Como Jesús, Juan se libró de la persecución de Herodes y se preparó durante largos años para su misión, la cual inició con las palabras convertíos y haced penitencia, al igual que Jesús. La vida pública del Redentor está estrechamente ligada al testimonio de su precursor, del cual había dicho Isaías: «He aquí que envío a mi mensajero que preparará el camino delante de Mí» (Mal. 3, 1). Juan habló de Cristo como de Alguien que venía después de él (cf. Mt. 3,11), y el evangelista San Lucas le atribuye las siguientes palabras: «Voz de uno que clama en el desierto: Preparad el camino del Señor, enderezad sus sendas» (Lc. 3,4).
El Bautista anunciaba al Mesías, pero de sí mismo afirmaba ser sólo una voz; no la propia, sino la del Verbo. Y para que no quedara la menor duda, insistía: «Vosotros mismos me sois testigos de que yo he dicho: “No soy yo el Mesías, sino que he sido enviado delante de Él” […] Es necesario que Él crezca y yo disminuya» (Jn. 3, 28-30). Misión que cumplió hasta el martirio. Por eso proclamó Jesus: «En verdad, os digo: no se ha levantado entre los hijos de mujer, uno mayor que Juan el Bautista» (Jn 11, 11).
Mientras que en la jerarquía celestial San Juan viene inmediatamente después de la Virgen y San José, en la liturgia de la Iglesia precede a San José. Es más, ningún otro santo –con excepción de la Virgen María– ha tenido jamás el privilegio de ser conmemorado con dos festividades: una, el 24 de junio por su nacimiento, y otra, el 29 de agosto, por su decapitación y muerte. Explica Dom Guéranger que la decapitación del Bautista no se celebra con tanto esplendor como su nacimiento porque en el plan divino carece de la importancia que tenía el preludio del nacimiento del Hijo de Dios.

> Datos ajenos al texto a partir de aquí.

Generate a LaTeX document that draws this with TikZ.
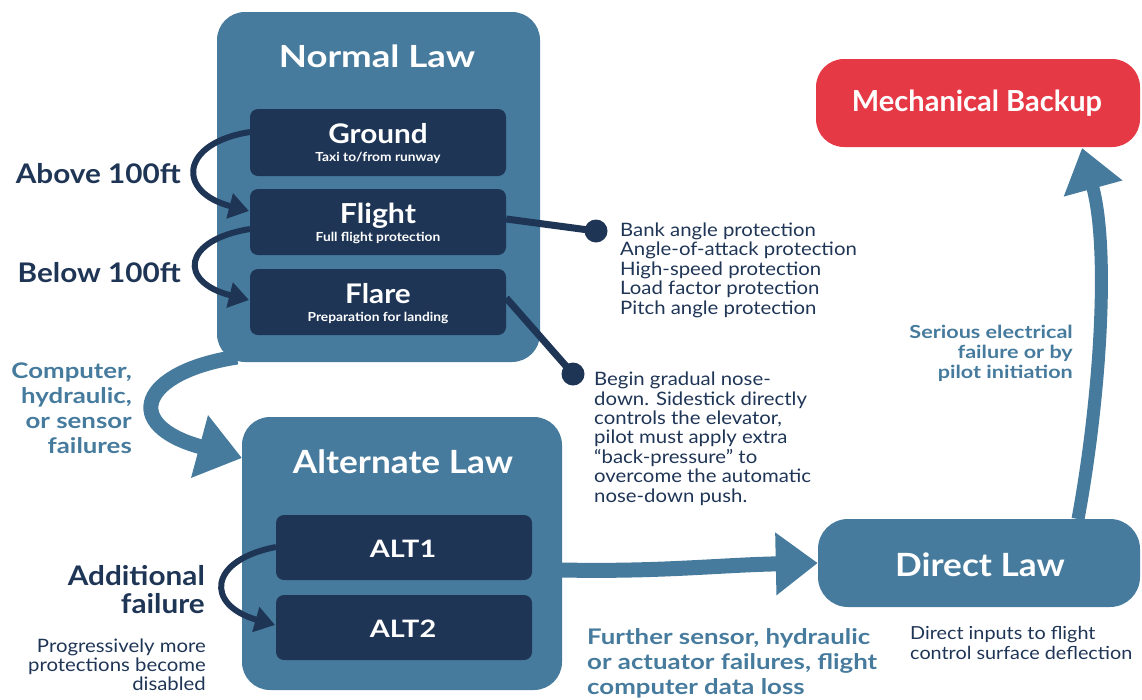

Desde el momento en que, iluminado por el Espíritu Santo, saltó en el vientre de la Virgen María, San Juan es el profeta del Redentor, de su misión, de su Reino. Y como Nuestro Señor ha confiado a su Madre la corona de Reina del Cielo y de la Tierra, el Bautista puede contarse entre los profetas del Reino de María, del cual fue modelo también por su inflexible predicación.
San Juan Bautista no fue mártir de la Fe, sino de la ley natural y la moral católica, que forman parte del patrimonio de verdad que custodia la Iglesia desde hace siglos. Murió por defender una verdad moral, la santidad del matrimonio y de la familia sobre la que se edificó, y un día se restaurará, el edificio de la civilización cristiana.
Non licet: las palabras de San Juan resonarán hasta el fin de los siglos cada vez que los poderosos de la Tierra, crecidos por su impunidad, transgredan públicamente la ley natural y divina. Frente a la violencia de los soberbios, víctimas de sus pasiones desenfrenadas, se alza la fuerza de la Verdad, proclamada por la voz de los humildes. En este testimonio dado hasta el martirio percibimos una vez más el paralelismo entre el Redentor y el Bautista. Jesús muere víctima de las pasiones de los fariseos y la debilidad de Pilatos, mientras que Juan es víctima de la pasión de Herodías y la debilidad de Herodes.
La voz que clama hoy en el desierto es la de todos los que defienden la Iglesia de Cristo, su doctrina inmutable, sus sacramentos y ritos, la sucesión apostólica y todas las notas que la hacen visible, indefectible e infalible. Entre los santos protectores de la Iglesia se encuentra también, junto a San José y San Miguel, San Juan Bautista, al que honramos exultantes cada 24 de junio.